## WHAT TO WORK ON
Quote only the part that opens with the line containing "What D3.js code" and closes with the line containing "-13.9, -15.7, -16.3];". Keep both of those lines.
═════ STORED DATA ═════
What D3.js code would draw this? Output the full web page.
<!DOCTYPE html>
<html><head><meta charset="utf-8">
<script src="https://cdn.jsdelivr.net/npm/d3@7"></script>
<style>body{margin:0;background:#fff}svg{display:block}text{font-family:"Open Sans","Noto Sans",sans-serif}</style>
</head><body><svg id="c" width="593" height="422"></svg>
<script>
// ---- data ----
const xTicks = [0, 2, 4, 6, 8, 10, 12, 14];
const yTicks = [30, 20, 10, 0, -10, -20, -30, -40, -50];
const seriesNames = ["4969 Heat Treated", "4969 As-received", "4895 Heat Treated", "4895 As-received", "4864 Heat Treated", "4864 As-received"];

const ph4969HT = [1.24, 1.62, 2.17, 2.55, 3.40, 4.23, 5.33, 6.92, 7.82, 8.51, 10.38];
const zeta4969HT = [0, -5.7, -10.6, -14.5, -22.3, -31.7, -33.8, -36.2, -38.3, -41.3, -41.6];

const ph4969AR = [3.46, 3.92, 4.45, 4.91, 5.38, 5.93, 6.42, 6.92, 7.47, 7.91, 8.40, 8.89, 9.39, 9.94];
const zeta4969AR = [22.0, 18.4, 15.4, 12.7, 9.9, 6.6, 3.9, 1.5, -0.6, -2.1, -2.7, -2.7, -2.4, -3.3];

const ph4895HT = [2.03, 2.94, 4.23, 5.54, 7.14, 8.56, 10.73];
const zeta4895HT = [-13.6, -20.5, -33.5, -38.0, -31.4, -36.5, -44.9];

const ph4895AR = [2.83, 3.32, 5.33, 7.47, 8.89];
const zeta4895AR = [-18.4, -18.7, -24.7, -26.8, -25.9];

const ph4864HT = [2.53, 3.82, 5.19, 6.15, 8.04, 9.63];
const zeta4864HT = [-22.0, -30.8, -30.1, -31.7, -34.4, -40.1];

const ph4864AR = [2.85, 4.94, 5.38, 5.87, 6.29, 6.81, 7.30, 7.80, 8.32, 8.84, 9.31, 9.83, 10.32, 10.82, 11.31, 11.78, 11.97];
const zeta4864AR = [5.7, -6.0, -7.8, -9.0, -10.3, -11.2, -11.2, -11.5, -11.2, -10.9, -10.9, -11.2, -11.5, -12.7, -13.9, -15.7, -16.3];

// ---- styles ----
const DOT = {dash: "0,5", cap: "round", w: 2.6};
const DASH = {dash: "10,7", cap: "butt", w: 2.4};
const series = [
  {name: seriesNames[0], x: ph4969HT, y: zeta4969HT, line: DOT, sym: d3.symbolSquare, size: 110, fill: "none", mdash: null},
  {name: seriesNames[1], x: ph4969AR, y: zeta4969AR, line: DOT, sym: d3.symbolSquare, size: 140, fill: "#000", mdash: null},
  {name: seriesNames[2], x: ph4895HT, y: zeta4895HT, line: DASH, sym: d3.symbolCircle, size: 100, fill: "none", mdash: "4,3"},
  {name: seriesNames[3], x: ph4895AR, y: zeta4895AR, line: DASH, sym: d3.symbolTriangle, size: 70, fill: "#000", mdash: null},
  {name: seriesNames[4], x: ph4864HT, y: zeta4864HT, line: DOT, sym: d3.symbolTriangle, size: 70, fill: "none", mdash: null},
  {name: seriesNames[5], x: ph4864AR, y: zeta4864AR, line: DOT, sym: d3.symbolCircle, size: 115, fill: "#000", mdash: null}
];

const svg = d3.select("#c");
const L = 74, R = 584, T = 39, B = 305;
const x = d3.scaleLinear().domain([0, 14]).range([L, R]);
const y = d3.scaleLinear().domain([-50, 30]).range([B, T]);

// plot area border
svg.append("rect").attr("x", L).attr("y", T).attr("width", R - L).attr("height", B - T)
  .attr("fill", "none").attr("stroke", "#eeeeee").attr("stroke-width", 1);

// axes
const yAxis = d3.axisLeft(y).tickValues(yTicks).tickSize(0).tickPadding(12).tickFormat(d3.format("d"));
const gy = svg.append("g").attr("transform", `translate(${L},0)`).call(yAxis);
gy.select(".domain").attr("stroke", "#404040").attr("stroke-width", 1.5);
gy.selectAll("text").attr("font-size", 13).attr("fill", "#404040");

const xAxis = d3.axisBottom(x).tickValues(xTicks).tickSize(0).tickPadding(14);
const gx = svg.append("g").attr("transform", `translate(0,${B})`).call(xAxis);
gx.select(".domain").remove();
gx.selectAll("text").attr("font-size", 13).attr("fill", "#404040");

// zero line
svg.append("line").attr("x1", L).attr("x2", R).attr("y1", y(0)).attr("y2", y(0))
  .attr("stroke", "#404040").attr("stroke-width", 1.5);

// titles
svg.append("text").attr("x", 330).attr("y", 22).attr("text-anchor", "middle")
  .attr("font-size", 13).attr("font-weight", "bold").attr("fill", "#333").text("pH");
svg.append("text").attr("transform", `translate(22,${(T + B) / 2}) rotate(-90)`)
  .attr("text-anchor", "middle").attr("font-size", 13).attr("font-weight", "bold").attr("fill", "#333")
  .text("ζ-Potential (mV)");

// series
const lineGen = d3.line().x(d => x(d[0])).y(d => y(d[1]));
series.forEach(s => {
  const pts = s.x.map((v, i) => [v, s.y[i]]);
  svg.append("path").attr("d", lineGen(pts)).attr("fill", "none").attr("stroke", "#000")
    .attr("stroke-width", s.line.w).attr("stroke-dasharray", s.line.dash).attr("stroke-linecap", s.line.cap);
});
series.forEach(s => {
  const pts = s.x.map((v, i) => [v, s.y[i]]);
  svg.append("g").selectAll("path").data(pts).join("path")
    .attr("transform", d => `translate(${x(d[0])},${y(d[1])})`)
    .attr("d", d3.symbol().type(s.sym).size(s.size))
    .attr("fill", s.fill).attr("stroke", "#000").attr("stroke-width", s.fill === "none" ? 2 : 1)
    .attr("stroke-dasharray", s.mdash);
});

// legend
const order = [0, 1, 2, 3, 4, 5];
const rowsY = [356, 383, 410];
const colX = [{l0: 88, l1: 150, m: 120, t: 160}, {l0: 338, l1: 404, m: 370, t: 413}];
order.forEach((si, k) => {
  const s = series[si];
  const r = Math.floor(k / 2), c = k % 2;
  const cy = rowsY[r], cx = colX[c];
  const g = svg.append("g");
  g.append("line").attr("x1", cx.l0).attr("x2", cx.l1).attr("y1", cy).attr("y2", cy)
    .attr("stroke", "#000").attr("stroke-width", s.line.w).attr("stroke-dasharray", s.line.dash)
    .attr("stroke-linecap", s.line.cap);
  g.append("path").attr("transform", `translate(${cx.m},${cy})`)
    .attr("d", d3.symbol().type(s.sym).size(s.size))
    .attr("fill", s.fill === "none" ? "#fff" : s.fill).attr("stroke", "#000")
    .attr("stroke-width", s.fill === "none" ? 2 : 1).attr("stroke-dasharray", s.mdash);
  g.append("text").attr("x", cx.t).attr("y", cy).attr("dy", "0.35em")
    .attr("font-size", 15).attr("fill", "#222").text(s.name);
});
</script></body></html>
═════
═════ STORED DATA ═════
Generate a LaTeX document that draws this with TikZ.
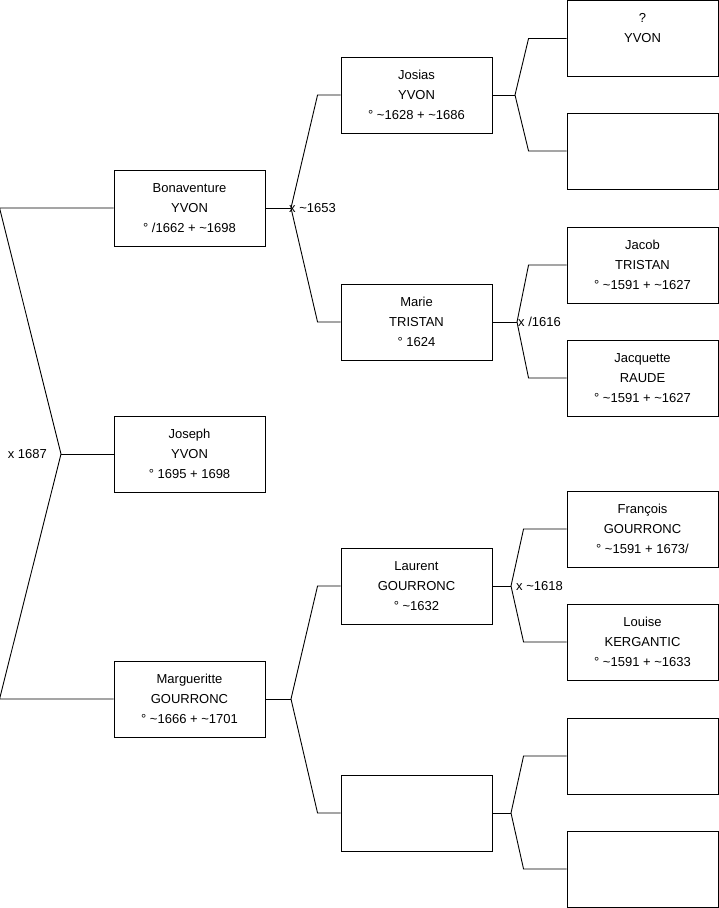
═════
═════ STORED DATA ═════
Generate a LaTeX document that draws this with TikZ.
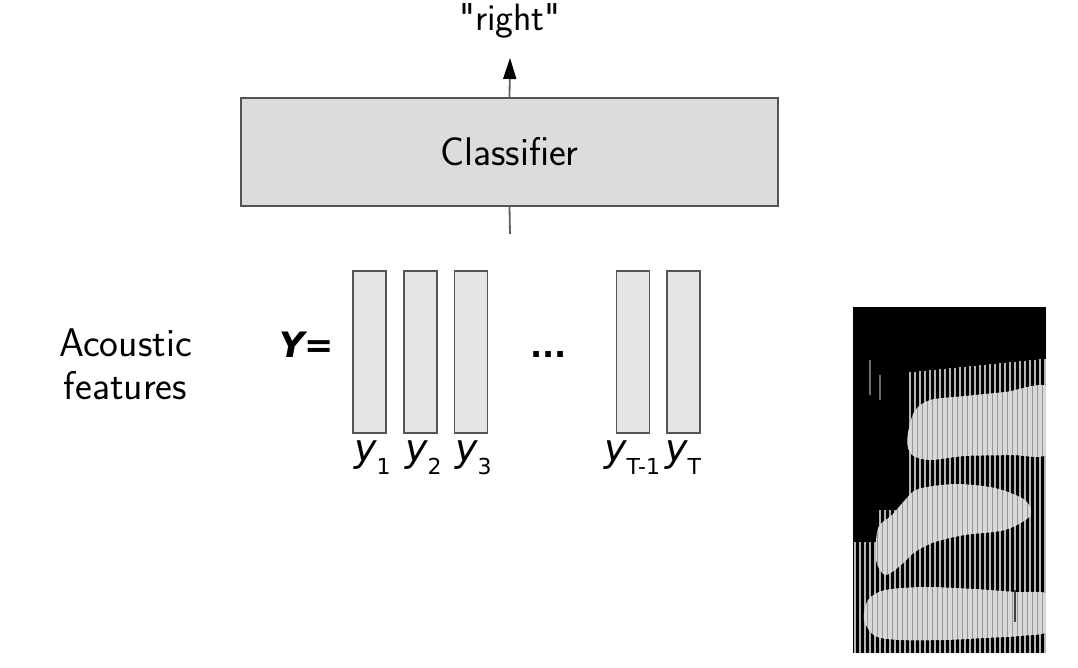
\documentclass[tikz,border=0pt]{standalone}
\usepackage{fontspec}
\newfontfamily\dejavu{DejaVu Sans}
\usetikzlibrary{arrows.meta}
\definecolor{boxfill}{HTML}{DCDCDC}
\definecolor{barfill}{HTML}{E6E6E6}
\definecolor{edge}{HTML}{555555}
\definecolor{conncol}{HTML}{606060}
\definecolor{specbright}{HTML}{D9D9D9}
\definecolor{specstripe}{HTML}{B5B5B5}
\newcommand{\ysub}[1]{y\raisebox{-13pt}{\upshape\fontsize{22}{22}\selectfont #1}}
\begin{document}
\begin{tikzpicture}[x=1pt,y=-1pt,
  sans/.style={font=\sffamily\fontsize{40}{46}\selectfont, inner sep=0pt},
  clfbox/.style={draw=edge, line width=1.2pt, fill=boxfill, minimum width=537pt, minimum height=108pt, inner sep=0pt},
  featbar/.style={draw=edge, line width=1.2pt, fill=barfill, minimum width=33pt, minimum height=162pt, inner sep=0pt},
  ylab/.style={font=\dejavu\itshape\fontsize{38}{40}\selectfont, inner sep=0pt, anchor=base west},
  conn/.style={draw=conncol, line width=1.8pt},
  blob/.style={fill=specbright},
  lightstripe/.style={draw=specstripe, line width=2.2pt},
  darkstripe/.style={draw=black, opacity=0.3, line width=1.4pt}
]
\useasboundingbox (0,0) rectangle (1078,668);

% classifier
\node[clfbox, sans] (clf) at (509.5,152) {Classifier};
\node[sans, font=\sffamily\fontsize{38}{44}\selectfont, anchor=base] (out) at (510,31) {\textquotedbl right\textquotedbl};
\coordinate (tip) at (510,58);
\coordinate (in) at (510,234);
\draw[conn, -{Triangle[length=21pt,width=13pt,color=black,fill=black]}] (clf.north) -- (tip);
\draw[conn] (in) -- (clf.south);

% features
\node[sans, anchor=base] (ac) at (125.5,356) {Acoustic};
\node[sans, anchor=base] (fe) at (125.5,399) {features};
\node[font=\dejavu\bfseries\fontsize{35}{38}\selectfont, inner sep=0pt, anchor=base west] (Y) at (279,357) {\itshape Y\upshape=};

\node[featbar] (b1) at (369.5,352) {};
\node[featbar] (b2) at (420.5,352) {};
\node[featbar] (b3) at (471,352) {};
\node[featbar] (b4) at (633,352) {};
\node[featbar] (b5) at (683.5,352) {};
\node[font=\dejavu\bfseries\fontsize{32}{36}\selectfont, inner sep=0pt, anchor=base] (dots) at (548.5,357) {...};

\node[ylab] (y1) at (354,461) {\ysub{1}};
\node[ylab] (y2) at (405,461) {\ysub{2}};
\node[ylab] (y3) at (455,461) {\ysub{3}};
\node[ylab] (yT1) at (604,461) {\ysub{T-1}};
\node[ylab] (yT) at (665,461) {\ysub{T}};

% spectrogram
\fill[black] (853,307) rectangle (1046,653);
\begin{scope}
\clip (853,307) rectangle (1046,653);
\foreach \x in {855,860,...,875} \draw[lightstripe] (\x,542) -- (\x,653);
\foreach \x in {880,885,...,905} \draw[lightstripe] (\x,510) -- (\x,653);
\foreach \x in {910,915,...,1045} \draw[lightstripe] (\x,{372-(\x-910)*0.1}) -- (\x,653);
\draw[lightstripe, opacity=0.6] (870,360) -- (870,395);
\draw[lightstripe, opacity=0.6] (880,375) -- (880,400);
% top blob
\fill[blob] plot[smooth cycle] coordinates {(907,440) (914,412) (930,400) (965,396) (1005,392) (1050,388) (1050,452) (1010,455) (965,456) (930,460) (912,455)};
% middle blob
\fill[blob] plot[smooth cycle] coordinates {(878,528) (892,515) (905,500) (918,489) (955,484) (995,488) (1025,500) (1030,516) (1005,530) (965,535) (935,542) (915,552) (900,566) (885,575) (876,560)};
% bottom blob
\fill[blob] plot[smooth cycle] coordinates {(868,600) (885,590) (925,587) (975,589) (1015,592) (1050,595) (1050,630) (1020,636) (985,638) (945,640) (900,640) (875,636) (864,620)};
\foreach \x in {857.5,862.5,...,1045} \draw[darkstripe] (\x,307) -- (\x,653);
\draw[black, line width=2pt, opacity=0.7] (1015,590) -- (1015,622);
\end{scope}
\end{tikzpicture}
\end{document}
═════
## SOLUTION TO THIS TASK
What D3.js code would draw this? Output the full web page.
<!DOCTYPE html>
<html><head><meta charset="utf-8">
<script src="https://cdn.jsdelivr.net/npm/d3@7"></script>
<style>body{margin:0;background:#fff}svg{display:block}text{font-family:"Open Sans","Noto Sans",sans-serif}</style>
</head><body><svg id="c" width="593" height="422"></svg>
<script>
// ---- data ----
const xTicks = [0, 2, 4, 6, 8, 10, 12, 14];
const yTicks = [30, 20, 10, 0, -10, -20, -30, -40, -50];
const seriesNames = ["4969 Heat Treated", "4969 As-received", "4895 Heat Treated", "4895 As-received", "4864 Heat Treated", "4864 As-received"];

const ph4969HT = [1.24, 1.62, 2.17, 2.55, 3.40, 4.23, 5.33, 6.92, 7.82, 8.51, 10.38];
const zeta4969HT = [0, -5.7, -10.6, -14.5, -22.3, -31.7, -33.8, -36.2, -38.3, -41.3, -41.6];

const ph4969AR = [3.46, 3.92, 4.45, 4.91, 5.38, 5.93, 6.42, 6.92, 7.47, 7.91, 8.40, 8.89, 9.39, 9.94];
const zeta4969AR = [22.0, 18.4, 15.4, 12.7, 9.9, 6.6, 3.9, 1.5, -0.6, -2.1, -2.7, -2.7, -2.4, -3.3];

const ph4895HT = [2.03, 2.94, 4.23, 5.54, 7.14, 8.56, 10.73];
const zeta4895HT = [-13.6, -20.5, -33.5, -38.0, -31.4, -36.5, -44.9];

const ph4895AR = [2.83, 3.32, 5.33, 7.47, 8.89];
const zeta4895AR = [-18.4, -18.7, -24.7, -26.8, -25.9];

const ph4864HT = [2.53, 3.82, 5.19, 6.15, 8.04, 9.63];
const zeta4864HT = [-22.0, -30.8, -30.1, -31.7, -34.4, -40.1];

const ph4864AR = [2.85, 4.94, 5.38, 5.87, 6.29, 6.81, 7.30, 7.80, 8.32, 8.84, 9.31, 9.83, 10.32, 10.82, 11.31, 11.78, 11.97];
const zeta4864AR = [5.7, -6.0, -7.8, -9.0, -10.3, -11.2, -11.2, -11.5, -11.2, -10.9, -10.9, -11.2, -11.5, -12.7, -13.9, -15.7, -16.3];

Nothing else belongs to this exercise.